RECORDED DATA -
_____
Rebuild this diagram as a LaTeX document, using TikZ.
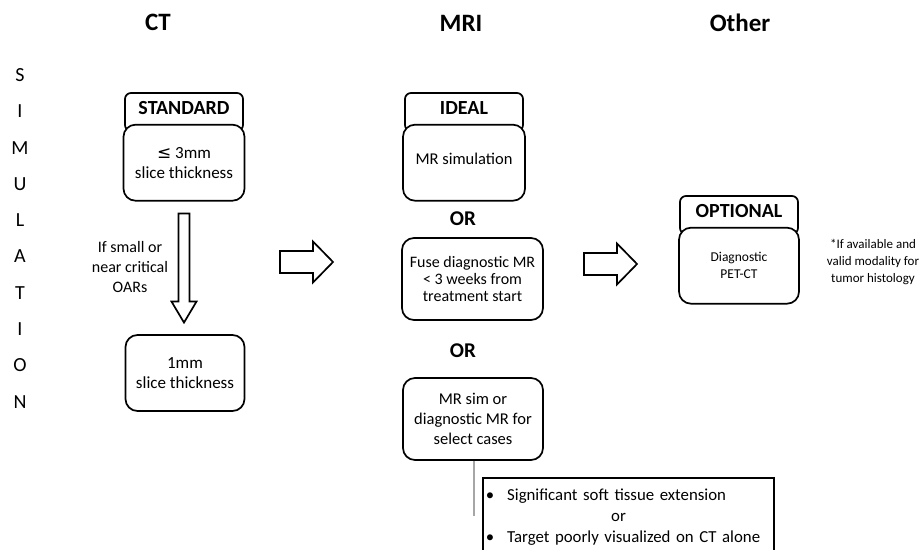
\documentclass[tikz,border=0pt]{standalone}
\usepackage{fontspec}
\setmainfont{Carlito}
\newfontfamily\symfont{DejaVu Sans}
\usetikzlibrary{positioning,calc}

\begin{document}
\begin{tikzpicture}[x=1pt,y=-1pt,
  heading/.style={anchor=base,font=\fontsize{25}{27}\selectfont\bfseries},
  simletter/.style={font=\fontsize{20}{22}\selectfont},
  tabbox/.style={draw,line width=1.7pt,rounded corners=6pt,minimum width=118pt,minimum height=38pt,inner sep=0pt,text height=13pt,text depth=8pt,font=\fontsize{20}{22}\selectfont\bfseries},
  stepbox/.style={draw,line width=1.7pt,rounded corners=12pt,fill=white,align=center,inner sep=2pt,font=\fontsize{16.5}{19}\selectfont},
  ortext/.style={font=\fontsize{21}{23}\selectfont\bfseries},
  bigarrow/.style={draw,line width=1.7pt,fill=white,line join=miter},
  feed/.style={draw=black!35,line width=2pt},
  casebox/.style={draw,line width=1.7pt,text width=285pt,inner xsep=3pt,inner ysep=8pt,font=\fontsize{16.8}{21}\selectfont},
  notetext/.style={align=center,font=\fontsize{13}{17}\selectfont},
  pics/rarrow/.style={code={\draw[bigarrow] (0,-11) -- (33,-11) -- (33,-20.5) -- (53,0) -- (33,20.5) -- (33,11) -- (0,11) -- cycle;}}
]
\useasboundingbox (0,0) rectangle (921,549);
\clip (0,0) rectangle (921,549);

\node[heading] (hct) at (158,30) {CT};
\node[heading] (hmri) at (461,31) {MRI};
\node[heading] (hother) at (740,31) {Other};

\foreach \ch [count=\i from 0] in {S,I,M,U,L,A,T,I,O,N}
  \node[simletter] (sim\i) at (20,75+36.3*\i) {\ch};

\node[tabbox] (stdtab) at (184,112) {STANDARD};
\node[stepbox,minimum width=121pt,minimum height=76pt,below=-8pt of stdtab,font=\fontsize{17}{20}\selectfont] (std) {{\symfont ≤} 3mm\\slice thickness};
\node[stepbox,minimum width=119pt,minimum height=76pt,font=\fontsize{17}{20}\selectfont] (thin) at (185,373) {1mm\\slice thickness};
\draw[bigarrow] ($(std.south)+(-5.5,12)$) -- ++(11,0) -- ++(0,88) -- ++(7,0) -- ++(-12.5,21) -- ++(-12.5,-21) -- ++(7,0) -- cycle;
\node[notetext,font=\fontsize{16}{20}\selectfont] (oars) at (130,267) {If small or\\near critical\\OARs};

\pic at (280,262) {rarrow};

\node[tabbox] (idealtab) at (464,112) {IDEAL};
\node[stepbox,minimum width=122pt,minimum height=76pt,below=-8pt of idealtab,text height=16pt,text depth=12pt] (mrsim) {MR simulation};
\node[ortext] (or1) at (463,219) {OR};
\node[stepbox,minimum width=141pt,minimum height=82pt,font=\fontsize{16}{17}\selectfont] (fuse) at (472.5,279) {Fuse diagnostic MR\\< 3 weeks from\\treatment start};
\node[ortext] (or2) at (463,351) {OR};
\node[stepbox,minimum width=140pt,minimum height=82pt,font=\fontsize{16.5}{20}\selectfont] (mrsel) at (473,419) {MR sim or\\diagnostic MR for\\select cases};
\coordinate (feedend) at (474,516);
\draw[feed] (mrsel.south -| feedend) -- (feedend);
\node[casebox,anchor=north west] (cases) at (482,477) {\begin{tabular}{@{}l@{\hspace{13pt}}l@{}}\textbullet & Significant soft tissue extension\\ & \hspace{104pt}or\\ \textbullet & Target poorly visualized on CT alone\end{tabular}};

\pic at (584,264) {rarrow};

\node[tabbox] (opttab) at (739,215) {OPTIONAL};
\node[stepbox,minimum width=120pt,minimum height=76pt,below=-8pt of opttab,font=\fontsize{13.5}{17}\selectfont] (pet) {Diagnostic\\PET-CT};
\node[notetext] (avail) at (873,262) {*If available and\\valid modality for\\tumor histology};
\end{tikzpicture}
\end{document}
_____
REQUIRED WORK -
Every line of text is to be repeated exactly; pictures are left out.

FINISHED TASK -
Rebuild this diagram as a LaTeX document, using TikZ.
\documentclass[tikz,border=0pt]{standalone}
\usepackage{fontspec}
\setmainfont{Carlito}
\newfontfamily\symfont{DejaVu Sans}
\usetikzlibrary{positioning,calc}

\begin{document}
\begin{tikzpicture}[x=1pt,y=-1pt,
  heading/.style={anchor=base,font=\fontsize{25}{27}\selectfont\bfseries},
  simletter/.style={font=\fontsize{20}{22}\selectfont},
  tabbox/.style={draw,line width=1.7pt,rounded corners=6pt,minimum width=118pt,minimum height=38pt,inner sep=0pt,text height=13pt,text depth=8pt,font=\fontsize{20}{22}\selectfont\bfseries},
  stepbox/.style={draw,line width=1.7pt,rounded corners=12pt,fill=white,align=center,inner sep=2pt,font=\fontsize{16.5}{19}\selectfont},
  ortext/.style={font=\fontsize{21}{23}\selectfont\bfseries},
  bigarrow/.style={draw,line width=1.7pt,fill=white,line join=miter},
  feed/.style={draw=black!35,line width=2pt},
  casebox/.style={draw,line width=1.7pt,text width=285pt,inner xsep=3pt,inner ysep=8pt,font=\fontsize{16.8}{21}\selectfont},
  notetext/.style={align=center,font=\fontsize{13}{17}\selectfont},
  pics/rarrow/.style={code={\draw[bigarrow] (0,-11) -- (33,-11) -- (33,-20.5) -- (53,0) -- (33,20.5) -- (33,11) -- (0,11) -- cycle;}}
]
\useasboundingbox (0,0) rectangle (921,549);
\clip (0,0) rectangle (921,549);

\node[heading] (hct) at (158,30) {CT};
\node[heading] (hmri) at (461,31) {MRI};
\node[heading] (hother) at (740,31) {Other};

\foreach \ch [count=\i from 0] in {S,I,M,U,L,A,T,I,O,N}
  \node[simletter] (sim\i) at (20,75+36.3*\i) {\ch};

\node[tabbox] (stdtab) at (184,112) {STANDARD};
\node[stepbox,minimum width=121pt,minimum height=76pt,below=-8pt of stdtab,font=\fontsize{17}{20}\selectfont] (std) {{\symfont ≤} 3mm\\slice thickness};
\node[stepbox,minimum width=119pt,minimum height=76pt,font=\fontsize{17}{20}\selectfont] (thin) at (185,373) {1mm\\slice thickness};
\draw[bigarrow] ($(std.south)+(-5.5,12)$) -- ++(11,0) -- ++(0,88) -- ++(7,0) -- ++(-12.5,21) -- ++(-12.5,-21) -- ++(7,0) -- cycle;
\node[notetext,font=\fontsize{16}{20}\selectfont] (oars) at (130,267) {If small or\\near critical\\OARs};

\pic at (280,262) {rarrow};

\node[tabbox] (idealtab) at (464,112) {IDEAL};
\node[stepbox,minimum width=122pt,minimum height=76pt,below=-8pt of idealtab,text height=16pt,text depth=12pt] (mrsim) {MR simulation};
\node[ortext] (or1) at (463,219) {OR};
\node[stepbox,minimum width=141pt,minimum height=82pt,font=\fontsize{16}{17}\selectfont] (fuse) at (472.5,279) {Fuse diagnostic MR\\< 3 weeks from\\treatment start};
\node[ortext] (or2) at (463,351) {OR};
\node[stepbox,minimum width=140pt,minimum height=82pt,font=\fontsize{16.5}{20}\selectfont] (mrsel) at (473,419) {MR sim or\\diagnostic MR for\\select cases};
\coordinate (feedend) at (474,516);
\draw[feed] (mrsel.south -| feedend) -- (feedend);
\node[casebox,anchor=north west] (cases) at (482,477) {\begin{tabular}{@{}l@{\hspace{13pt}}l@{}}\textbullet & Significant soft tissue extension\\ & \hspace{104pt}or\\ \textbullet & Target poorly visualized on CT alone\end{tabular}};

\pic at (584,264) {rarrow};

\node[tabbox] (opttab) at (739,215) {OPTIONAL};
\node[stepbox,minimum width=120pt,minimum height=76pt,below=-8pt of opttab,font=\fontsize{13.5}{17}\selectfont] (pet) {Diagnostic\\PET-CT};
\node[notetext] (avail) at (873,262) {*If available and\\valid modality for\\tumor histology};
\end{tikzpicture}
\end{document}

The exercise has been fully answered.